Work and the school of the Lord’s service

Today the Church celebrates St. Benedict, the patriarch of Western Monasticism.

Benedict was not the first western monk; there are numerous examples of monks and hermits in the west (particularly in Ireland).

But Benedict founded a style of monasticism with a rule of life that modified the extreme ascetic practices of many monks and hermits and offered “a school of the Lord’s service” that has endured to this day.

Prayer and work were the ways the monks sought to serve God.

Benedict’s rule, chapter 35, is clear on the dignity of work and the need that all work.

 Let the brethren serve each other so that no one be excused from the work in the kitchen, except on account of sickness or more necessary work, because greater merit and more charity is thereby acquired.

In the course of history, a distinction arose in many monasteries between the choir monks who prayed (and were mostly ordained priests) and the lay brothers who did the manual labor.

Gratefully, this has changed and the value of all work and of non-clerical monks has been revived.

The Benedictine monastery of Mount Saviour, near Elmira, NY, played an important role in my life. During graduate school I drifted away from the practice of my faith. A friend, who had spent some time at Mount Saviour, helped me return – first of all going to Mass at the apartment of the Little Brothers of the Gospel on New York City’s Lower East Side and then a retreat at Mount Saviour.

At Mount Saviour I saw the equality that Benedict proposed.
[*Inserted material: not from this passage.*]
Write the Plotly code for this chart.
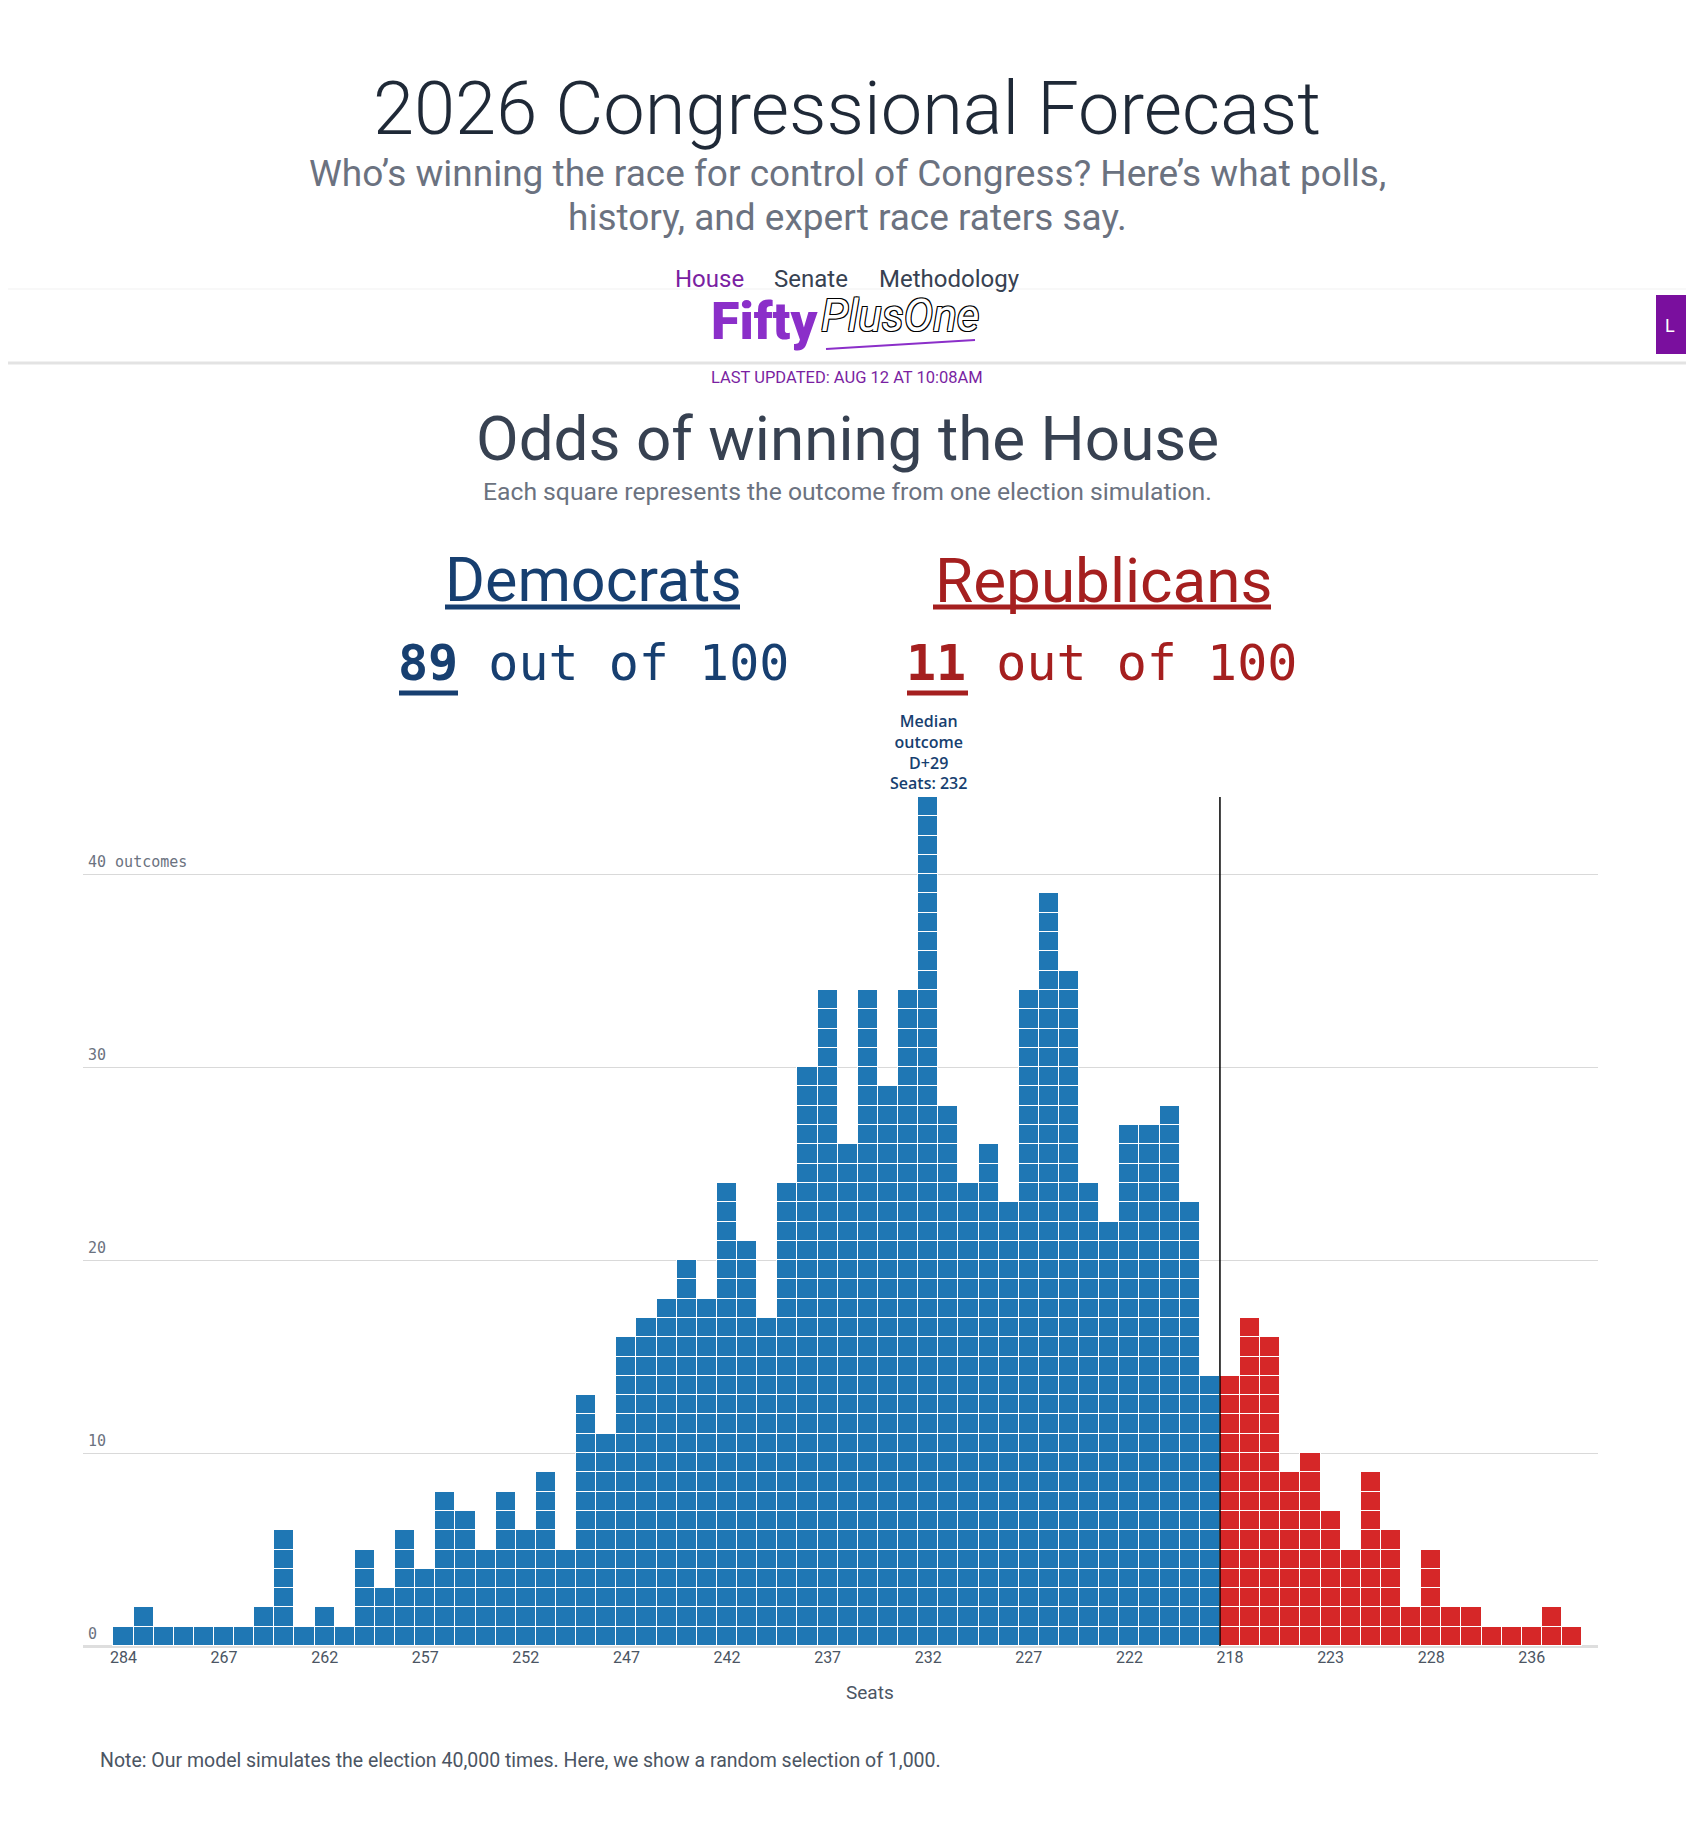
import plotly.graph_objects as go

# simulated outcomes: seats won (Dem side left, GOP side right) and number of simulations
dem_seats = [284, 278, 274, 271, 269, 267, 266, 265, 264, 263, 262, 261, 260, 259, 258,
             257, 256, 255, 254, 253, 252, 251, 250, 249, 248, 247, 246, 245, 244, 243,
             242, 241, 240, 239, 238, 237, 236, 235, 234, 233, 232, 231, 230, 229, 228,
             227, 226, 225, 224, 223, 222, 221, 220, 219, 218]
dem_counts = [1, 2, 1, 1, 1, 1, 1, 2, 6, 1, 2, 1, 5, 3, 6,
              4, 8, 7, 5, 8, 6, 9, 5, 13, 11, 16, 17, 18, 20, 18,
              24, 21, 17, 24, 30, 34, 26, 34, 29, 34, 44, 28, 24, 26, 23,
              34, 39, 35, 24, 22, 27, 27, 28, 23, 14]
rep_seats = [218, 219, 220, 221, 222, 223, 224, 225, 226, 227, 228, 229, 230, 232, 234,
             236, 238, 241]
rep_counts = [14, 17, 16, 9, 10, 7, 5, 9, 6, 2, 5, 2, 2, 1, 1, 1, 2, 1]

grid_vals = [0, 10, 20, 30, 40]
grid_text = ['0', '10', '20', '30', '40 outcomes']
median_seats = 232
median_margin = 'D+29'

# page size and plot box, in page pixels (the browser adds an 8px body margin)
W, H = 1694, 1822
OFF = 8
L, R, T, B = 83, 1598, 797, 1646

def px(x):
    return (x - L) / (R - L)

def py(y):
    return (B - y) / (B - T)

dem_x = ['D%d' % s for s in dem_seats]
rep_x = ['R%d' % s for s in rep_seats]
cats = dem_x + rep_x
labels = [str(s) for s in dem_seats + rep_seats]

def squares(keys, counts):
    xs = []
    for k, c in zip(keys, counts):
        xs += [k] * c
    return xs, [1] * len(xs)

fig = go.Figure()
for keys, counts, col in [(dem_x, dem_counts, '#1f77b4'), (rep_x, rep_counts, '#d62728')]:
    xs, ys = squares(keys, counts)
    fig.add_trace(go.Bar(x=xs, y=ys, width=1, marker=dict(color=col, line=dict(color='white', width=1.3)),
                         showlegend=False, hoverinfo='x'))

sans = 'Roboto'
mono = 'DejaVu Sans Mono'
ann = []

def text(x, y, s, size, color, family=sans, xanchor='center', yanchor='middle', weight=None, **kw):
    f = dict(family=family, size=size, color=color)
    if weight:
        f['weight'] = weight
    f.update(kw.pop('font', {}))
    ann.append(dict(xref='paper', yref='paper', x=px(x), y=py(y), text=s, showarrow=False,
                    xanchor=xanchor, yanchor=yanchor, font=f, **kw))

# page header
text(847, 108, '2026 Congressional Forecast', 74, '#1f2937', weight=300)
text(847, 173, 'Who’s winning the race for control of Congress? Here’s what polls,', 37, '#6b7280')
text(847, 217, 'history, and expert race raters say.', 37, '#6b7280')
text(709, 295, 'House', 24, '#7a1fa2', yanchor='bottom')
text(811, 295, 'Senate', 24, '#374151', yanchor='bottom')
text(950, 295, 'Methodology', 24, '#374151', yanchor='bottom')
text(820, 321, 'Fifty', 52, '#8b2fc9', xanchor='right', weight=900)
text(819, 316, '<i>PlusOne</i>', 44, 'white', xanchor='left',
     font=dict(shadow='1px 1px 0 #000, -1px -1px 0 #000, 1px -1px 0 #000, -1px 1px 0 #000'))
text(1663, 325, 'L', 18, 'white', xanchor='left')
text(847, 377, 'LAST UPDATED: AUG 12 AT 10:08AM', 16.5, '#7a1fa2')

# odds block
text(847, 439, 'Odds of winning the House', 62, '#374151')
text(847, 492, 'Each square represents the outcome from one election simulation.', 24.7, '#6b7280')
text(593, 580, 'Democrats', 61, '#173f70')
text(1103, 580, 'Republicans', 62, '#a51f1f')
text(593, 663, '<b>89</b> out of 100', 50, '#173f70', family=mono)
text(1101, 663, '<b>11</b> out of 100', 50, '#a51f1f', family=mono)

# median callout
ann.append(dict(x='D%d' % median_seats, y=max(dem_counts), xref='x', yref='y', yanchor='bottom',
                showarrow=False, yshift=1,
                text='Median<br>outcome<br>%s<br>Seats: %d' % (median_margin, median_seats),
                font=dict(family='Open Sans', size=16, color='#173f70', weight=600)))

# gridline labels sit just above each line at the left
for v, t in zip(grid_vals, grid_text):
    ann.append(dict(xref='paper', yref='y', x=px(86), y=v, text=t, showarrow=False,
                    xanchor='left', yanchor='bottom', yshift=1,
                    font=dict(family=mono, size=15, color='#6b7280')))

# axis title and footnote
text(870, 1692, 'Seats', 19, '#4b5563')
text(98, 1760, 'Note: Our model simulates the election 40,000 times. Here, we show a random selection of 1,000.',
     19.5, '#4b5563', xanchor='left')

shapes = [
    # sticky header band
    dict(type='rect', xref='paper', yref='paper', x0=px(0), x1=px(W), y0=py(288), y1=py(362),
         fillcolor='white', line=dict(width=0), layer='below'),
    dict(type='line', xref='paper', yref='paper', x0=px(0), x1=px(W), y0=py(289), y1=py(289),
         line=dict(color='#f1f1f1', width=1)),
    dict(type='line', xref='paper', yref='paper', x0=px(0), x1=px(W), y0=py(363), y1=py(363),
         line=dict(color='#e3e3e3', width=3)),
    dict(type='rect', xref='paper', yref='paper', x0=px(1656), x1=px(W + 5), y0=py(295), y1=py(354),
         fillcolor='#7a0f9e', line=dict(width=0)),
    dict(type='line', xref='paper', yref='paper', x0=px(826), x1=px(975), y0=py(349), y1=py(340),
         line=dict(color='#8b2fc9', width=2)),
    # underlines
    dict(type='line', xref='paper', yref='paper', x0=px(445), x1=px(740), y0=py(607), y1=py(607),
         line=dict(color='#173f70', width=5)),
    dict(type='line', xref='paper', yref='paper', x0=px(933), x1=px(1271), y0=py(607), y1=py(607),
         line=dict(color='#a51f1f', width=5)),
    dict(type='line', xref='paper', yref='paper', x0=px(399), x1=px(458), y0=py(693), y1=py(693),
         line=dict(color='#173f70', width=5)),
    dict(type='line', xref='paper', yref='paper', x0=px(907), x1=px(968), y0=py(693), y1=py(693),
         line=dict(color='#a51f1f', width=5)),
    # majority line between the two parties
    dict(type='line', xref='x', yref='y', x0=len(dem_x) - 0.5, x1=len(dem_x) - 0.5, y0=0,
         y1=max(dem_counts), line=dict(color='black', width=1.5), layer='above'),
]

tick_pos = list(range(0, len(cats), 5))

fig.update_layout(
    width=W - 2 * OFF, height=H - 2 * OFF, barmode='stack', bargap=0,
    margin=dict(l=L - OFF, r=W - R - OFF, t=T - OFF, b=H - B - OFF, pad=0),
    paper_bgcolor='white', plot_bgcolor='white',
    annotations=ann, shapes=shapes, showlegend=False,
    xaxis=dict(type='category', categoryorder='array', categoryarray=cats,
               range=[-2.01, 73.29], tickmode='array', tickvals=[cats[i] for i in tick_pos],
               ticktext=[labels[i] for i in tick_pos], ticks='',
               tickfont=dict(family=sans, size=16, color='#4b5563'), showgrid=False,
               zeroline=False, showline=False, fixedrange=True),
    yaxis=dict(range=[0, max(dem_counts)], tickvals=grid_vals, showticklabels=False, ticks='',
               gridcolor='#d9d9d9', gridwidth=1.3, zeroline=True, zerolinecolor='#dedede',
               zerolinewidth=3, showline=False, fixedrange=True),
)

fig.write_html('out.html')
My friend told me about his first visit there. He saw a monk working in the garden and asked to speak with Fr. Martin, the prior. “I am the prior,” the monk answered.

No work, that is honest, is below the dignity of any person – even the prior. Manual work has a dignity for many reasons and should not be despised.

In a world where many of us flee manual labor, the example of Benedict – and of monks like Fr. Martin – should inspire us to “pray and work” as our way of advancing on the “school of the Lord’s service,” preferring nothing to Christ.